“Truth is the daughter of time” – Sir Francis Bacon
Society, headed by King Henry VII and William Shakespeare, has generally sought to stain the reputation of arguably one of England’s most talented rulers. Richard Plantagenet ruled for just 2 years between 1483 and 1485, but his reign and legacy has become one of the most debated in the history of the English/British monarchy. One image casually flung around popular historiography is of a hunchbacked, moral-less tyrant; a child-murderer and power-obsessed villain. This article argues that such imagery clouds other assessments of history – namely, that Richard III’s interests lay in the health of his dynasty, not in his own personal power, and in fact, that Henry Tudor, upon discovering them alive and well in the Tower of London, murdered the Princes Edward and Richard Jnr. for his own security.
The Rosy Context
Perhaps as significant as what is termed the ‘English Civil War’, the War of the Roses, in which our King Richard III acted, divided English politics for several decades. Two sides of a single family, stemming from English statesmen John of Gaunt (considered the richest man of his time), developed into rival factions, based in York and Lancaster. The Lancastrians boasted Kings Henry IV, V and VI, the last of which lost England much influence in France won by his father and grandfather. Discontent with Henry VI led to a Yorkist rebellion and the crowning of Edward IV in 1461, and although the new King and his brother Richard (our dear Richard III to be) had to put down a Lancastrian resurgence in 1470, by Edward’s death in 1483 the line was secure enough to constitute a direct heir.

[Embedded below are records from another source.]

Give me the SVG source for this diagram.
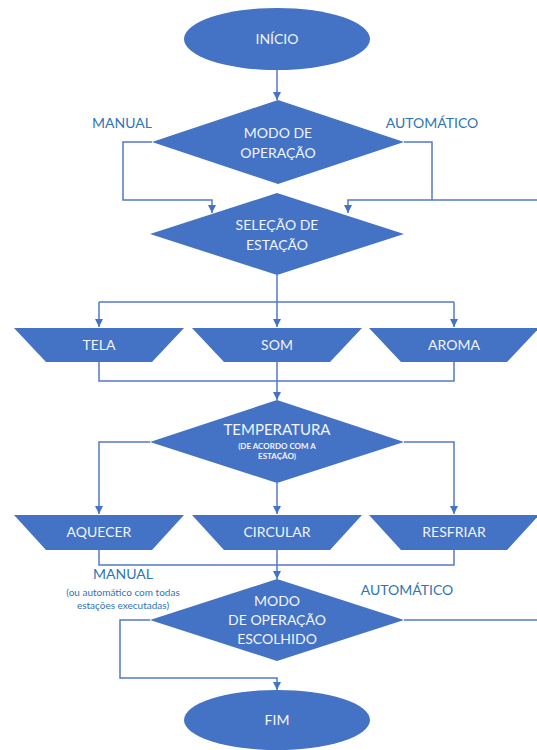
<svg xmlns="http://www.w3.org/2000/svg" width="537" height="750" viewBox="0 0 537 750">
<style>
.n{fill:#4472C4;}
.t{fill:#F2F5FB;font-family:Lato,"Liberation Sans",sans-serif;font-size:14px;text-anchor:middle;}
.s{font-size:8px;font-weight:bold;}
.l{fill:#2E75B6;font-family:Lato,"Liberation Sans",sans-serif;font-size:14px;text-anchor:middle;}
.c{fill:none;stroke:#5479C6;stroke-width:1.5;}
</style>
<defs>
<marker id="a" markerWidth="10" markerHeight="10" refX="8" refY="4" orient="auto" markerUnits="userSpaceOnUse">
<path d="M0,0 L8,4 L0,8 z" fill="#4472C4"/>
</marker>
</defs>
<rect width="537" height="750" fill="#fff"/>
<g id="connectors">
<path class="c" d="M277,70 V100" marker-end="url(#a)"/>
<path class="c" d="M152,142 H123 V200 H212 V213" marker-end="url(#a)"/>
<path class="c" d="M404,142 H432 V200"/>
<path class="c" d="M537,200 H348 V213" marker-end="url(#a)"/>
<path class="c" d="M277,275 V327" marker-end="url(#a)"/>
<path class="c" d="M99,302 H454"/>
<path class="c" d="M99,302 V327" marker-end="url(#a)"/>
<path class="c" d="M454,302 V327" marker-end="url(#a)"/>
<path class="c" d="M99,362 V381 H454 V362"/>
<path class="c" d="M277,362 V400" marker-end="url(#a)"/>
<path class="c" d="M150,442 H99 V514" marker-end="url(#a)"/>
<path class="c" d="M404,442 H454 V514" marker-end="url(#a)"/>
<path class="c" d="M277,483 V514" marker-end="url(#a)"/>
<path class="c" d="M99,550 V565 H454 V550"/>
<path class="c" d="M277,550 V579" marker-end="url(#a)"/>
<path class="c" d="M150,620 H120 V678 H277 V690" marker-end="url(#a)"/>
<path class="c" d="M404,620 H537"/>
</g>
<g id="inicio">
<ellipse class="n" cx="277" cy="39" rx="93" ry="31"/>
<text class="t" x="277" y="44">INÍCIO</text>
</g>
<g id="modo">
<polygon class="n" points="278,100 404,142 278,184 152,142"/>
<text class="t" x="278" y="138">MODO DE</text>
<text class="t" x="278" y="158">OPERAÇÃO</text>
</g>
<g id="label-manual">
<text class="l" x="122" y="128">MANUAL</text>
</g>
<g id="label-auto">
<text class="l" x="432" y="128">AUTOMÁTICO</text>
</g>
<g id="selecao">
<polygon class="n" points="277,193 404,234 277,275 150,234"/>
<text class="t" x="277" y="230">SELEÇÃO DE</text>
<text class="t" x="277" y="250">ESTAÇÃO</text>
</g>
<g id="tela">
<polygon class="n" points="14,328 184,328 152,362 46,362"/>
<text class="t" x="99" y="350">TELA</text>
</g>
<g id="som">
<polygon class="n" points="192,328 362,328 330,362 224,362"/>
<text class="t" x="277" y="350">SOM</text>
</g>
<g id="aroma">
<polygon class="n" points="369,328 539,328 507,362 401,362"/>
<text class="t" x="454" y="350">AROMA</text>
</g>
<g id="temperatura">
<polygon class="n" points="277,400 404,442 277,483 150,442"/>
<text class="t" x="277" y="435" style="font-size:15px">TEMPERATURA</text>
<text class="t s" x="277" y="449">(DE ACORDO COM A</text>
<text class="t s" x="277" y="459">ESTAÇÃO)</text>
</g>
<g id="aquecer">
<polygon class="n" points="14,515 184,515 152,550 46,550"/>
<text class="t" x="99" y="537">AQUECER</text>
</g>
<g id="circular">
<polygon class="n" points="192,515 362,515 330,550 224,550"/>
<text class="t" x="277" y="537">CIRCULAR</text>
</g>
<g id="resfriar">
<polygon class="n" points="369,515 539,515 507,550 401,550"/>
<text class="t" x="454" y="537">RESFRIAR</text>
</g>
<g id="label-manual2">
<text class="l" x="123" y="579">MANUAL</text>
<text class="l" x="123" y="596" style="font-size:10px">(ou automático com todas</text>
<text class="l" x="123" y="609" style="font-size:10px">estações executadas)</text>
</g>
<g id="label-auto2">
<text class="l" x="407" y="595">AUTOMÁTICO</text>
</g>
<g id="modo-escolhido">
<polygon class="n" points="277,579 404,620 277,661 150,620"/>
<text class="t" x="277" y="606">MODO</text>
<text class="t" x="277" y="625">DE OPERAÇÃO</text>
<text class="t" x="277" y="644">ESCOLHIDO</text>
</g>
<g id="fim">
<ellipse class="n" cx="277" cy="720" rx="93" ry="30"/>
<text class="t" x="277" y="725">FIM</text>
</g>
</svg>
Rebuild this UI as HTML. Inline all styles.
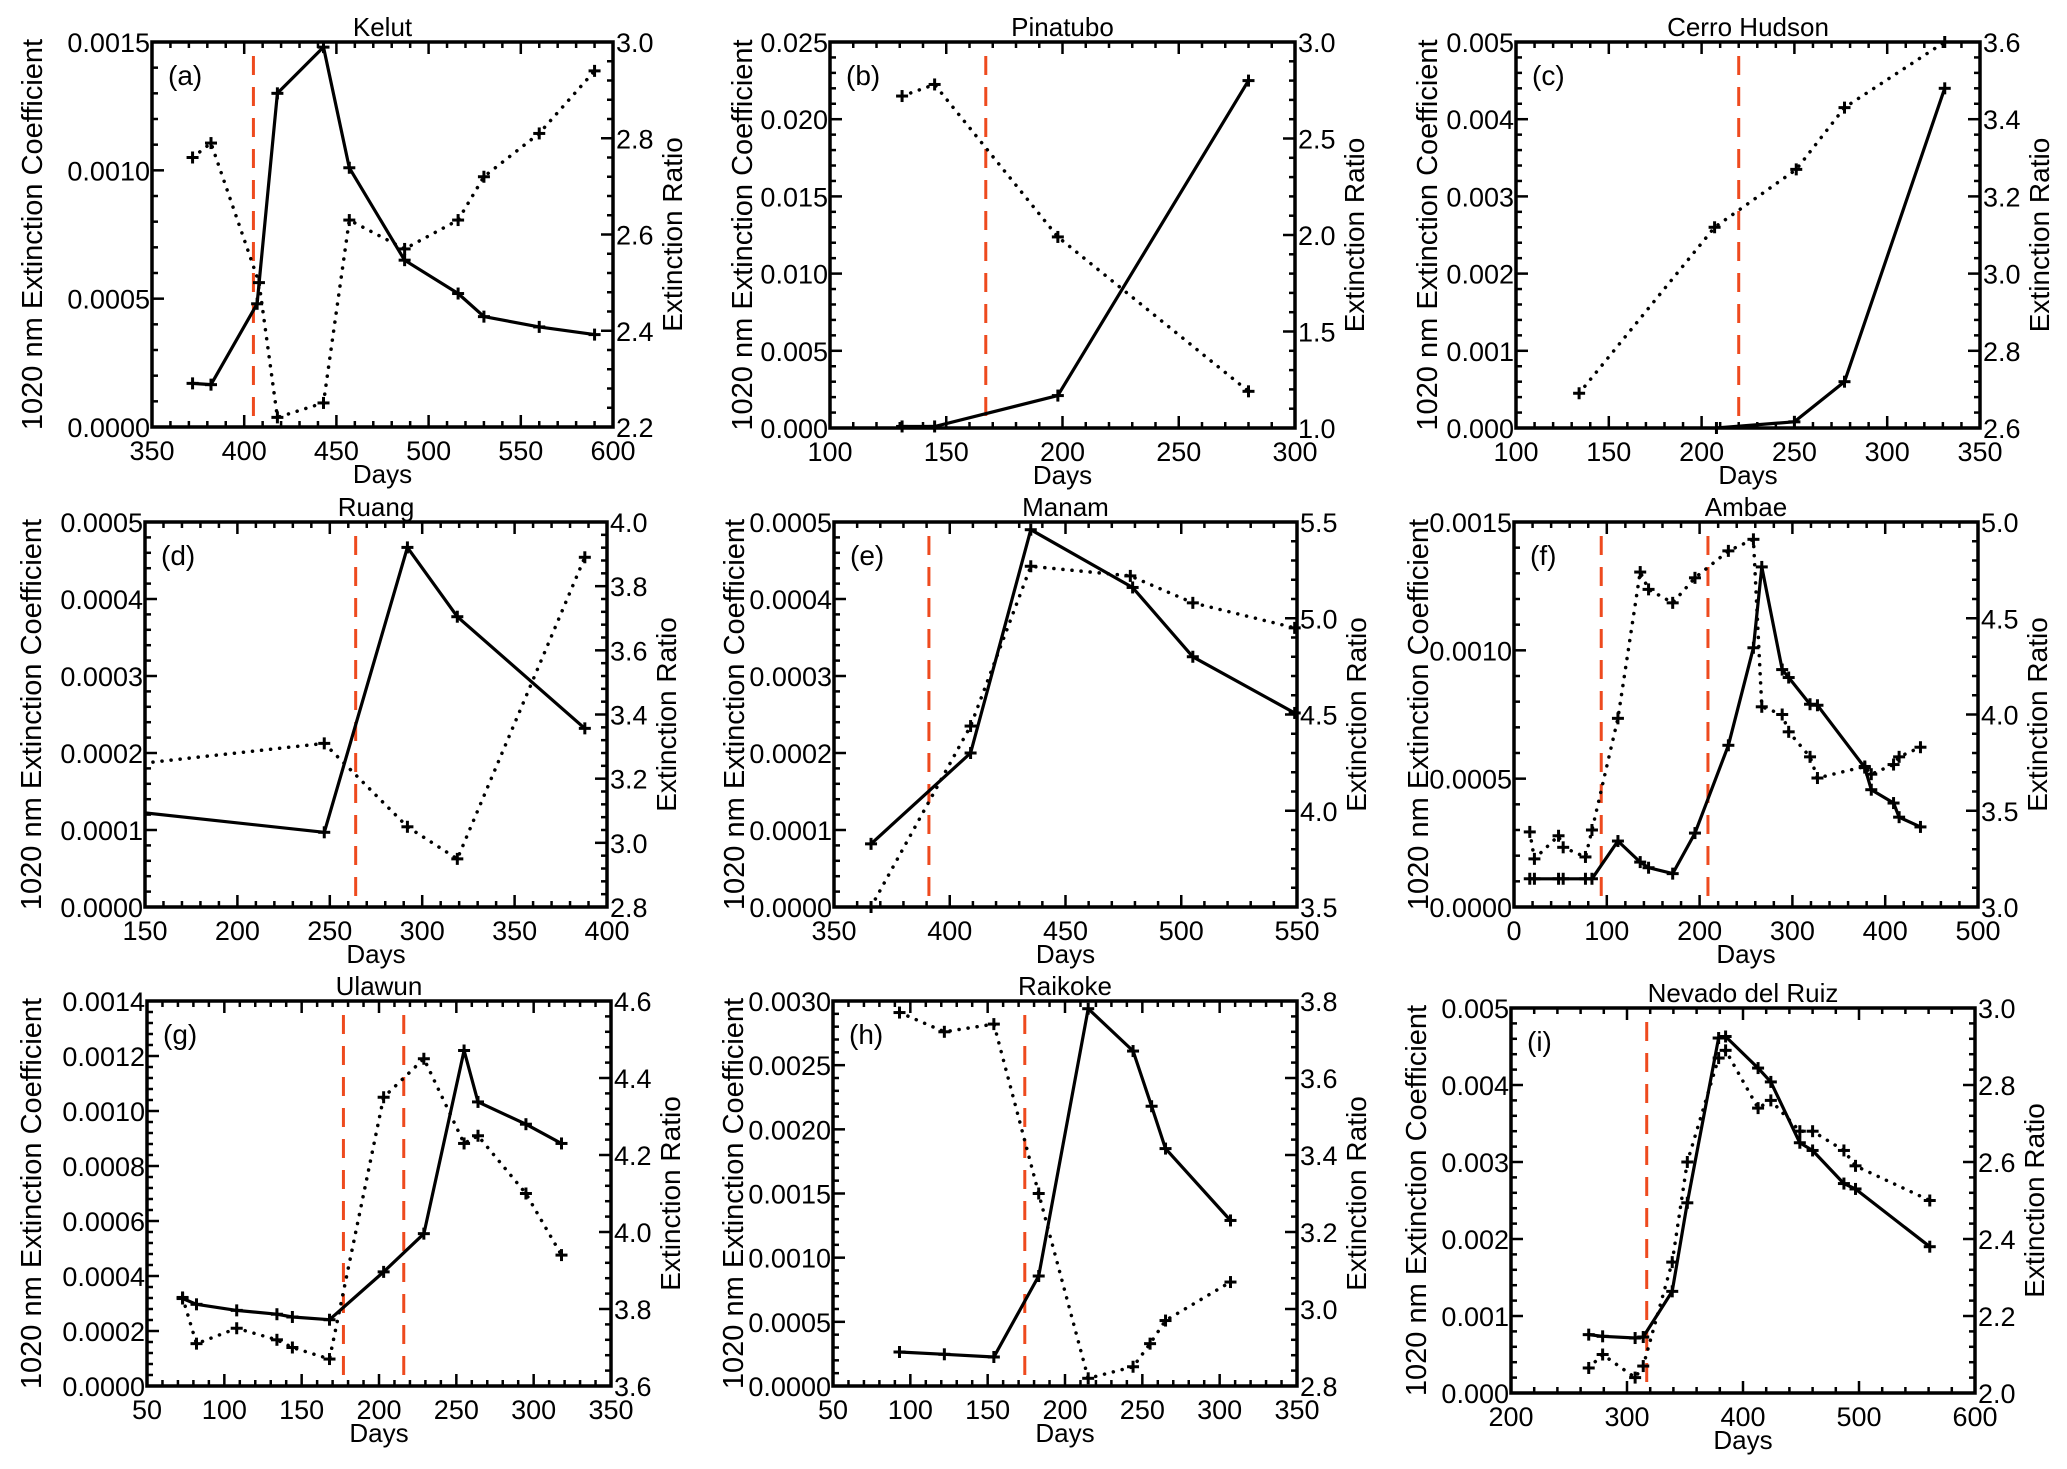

Richard was highly respected during his time as Edward IV’s right hand man. The Duke of Gloucester as he was, and as he is known in Shakespeare’s play, ruled much of the north of England, and set up councils and administrative centres for the proper management of resources and human capital in the region. He is generally regarded as a fine practical ruler; he had the creativity of his predecessors combined with the level-headedness and pragmatism of his successors.
The General Consensus
In pure fact, upon the death of his brother, Richard was appointed Lord Protector to his nephew Edward V. What is also given is that soon after, Richard proclaimed himself King and hid the young King and his brother, also called Richard, in the Tower of London. Shakespeare’s play makes out that Richard III had taken on some form of paranoid, Machiavellian trait and had locked up the princes purely in order to claim the thrown for himself. It thus follows that Richard, to ensure that the boys did not trouble him again, murdered the princes but remained publically ambiguous about their well-being. This is the story that Henry Tudor and co. came out with after the Battle of Bosworth, in which Richard was killed, in 1485.
The Alternative Theory
Strategically, and on the basis that Richard’s interests – shown by his loyalty to his brother and the health of the English state – were in fact in the protection of his dynasty and not his own power, it did not make sense to kill the princes. Richard III considered himself a stronger king – while it may have been illegal to depose his own nephew, he almost certainly was a more able candidate for the throne – and took the crown in the interests of keeping England together as a nation (a policy that Henry Tudor subsequently adopted). By keeping the princes alive and well in the Tower of London, but out of sight and very safe in order to prevent their assassination, Richard was in fact building the defence of the Yorkist claim to the throne vis-à-vis the growing dissent from the new Lancastrian figurehead, Henry Tudor, who by his grandmother, was a distant heir to the Kingship via Henry V. It can be said that Richard simply did not have long enough as King to build his basis and then relinquish control of the country in favour of his nephew.
Hence, upon Richard’s death at Bosworth, Henry Tudor rode to London to find, to his dismay, two candidates for the crown of England with significantly more legitimacy than himself. It is equally likely that Henry rather than Richard killed the princes, in order to get rid of any last Yorkist claim. Then, as Henry VII, he silenced all notion of civil war by marrying the princes’ older sister, Elizabeth of York, uniting the two sides of John of Gaunt’s family and creating the Tudor dynasty that would rule for over a century.
Richard III was a loyal and determined ruler; he was the last English monarch to die in battle, and the first since on home soil since Harold II was killed by William the Conqueror in 1066 at Hastings. The discovery of Richard’s remains in Leicestershire has prompted a reburial next year; it is certainly hoped by Ricardians that the monarch will be remembered for the good that he did for England as a country, and not as the crooked hunchback fantasised by Shakespeare and projected into popular culture. For further reading, consult the publications of any of the three Ricardian historical societies, or Josephine Tey’s book The Daughter of Time.